The imminent accession of 10 countries to the European Union comes at an inauspicious time for the EU project, with the collapse of constitutional proposals and an undermined Stability and Growth Pact. This will alter accession countries' attitudes to their obligations, with consequences for eastern European finance. Julian Evans reports.

 Miklos and Raczk 
believe weakening of
the Maastricht criteria
and different treatment
for different countries
spells danger for the EU




THE BLOW TO the European Union's Stability and Growth Pact in November 2003, with France and Germany ignoring the demands of the European Commission to lower their budget deficits, has shaken the EU just as it prepares to welcome new members.

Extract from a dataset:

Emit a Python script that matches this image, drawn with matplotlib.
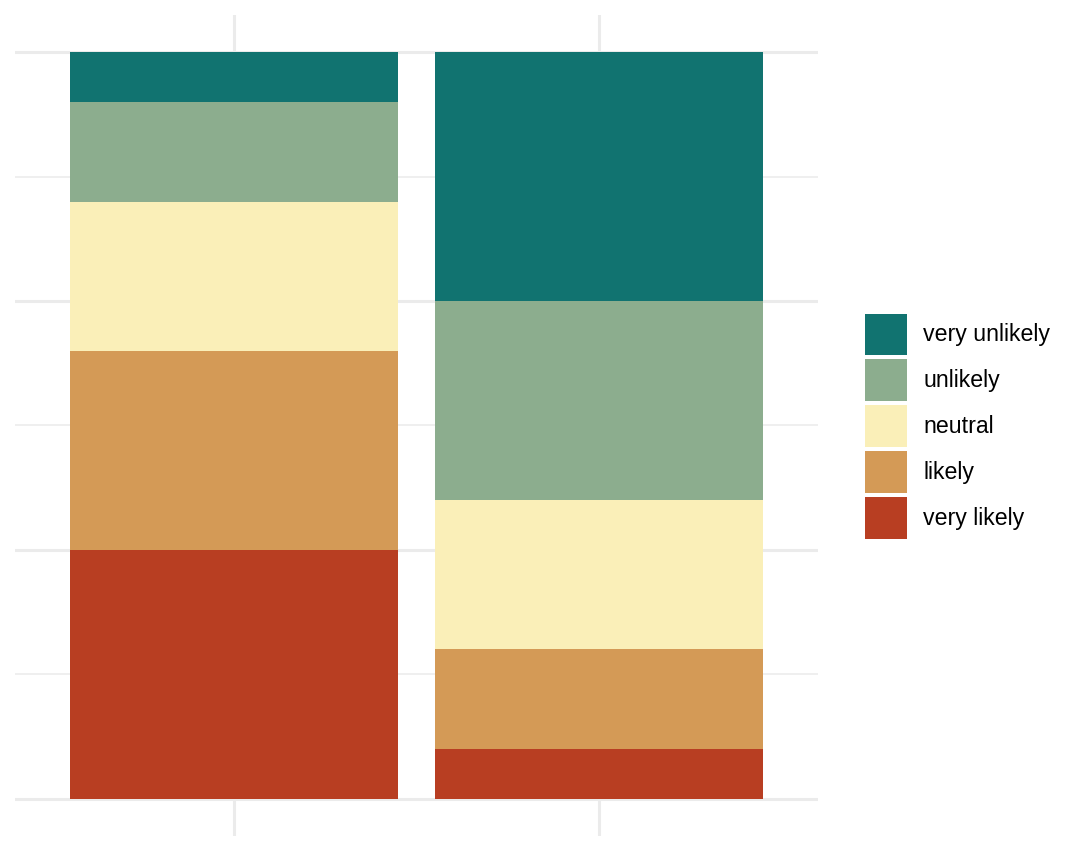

On May 1, 10 accession countries will join a union in which the EC is locked in a bitter legal battle with member states. As Ilmars Rimsevics, governor of Latvia's central bank, says: "People are asking: 'Why are you joining a union that is dying?' The biggest pessimists are already saying that monetary union is dead."

Monetary union may not be quite dead. But fiscal union certainly seems to be in a critical condition after the French and Germans rejected a demand that they reduce their budget deficits closer to the 3% of GDP level required by Maastricht Treaty criteria. Ecofin (the council of EU finance ministers) decided not to impose sanctions of 0.5% of GDP on the two countries for breaching the rules.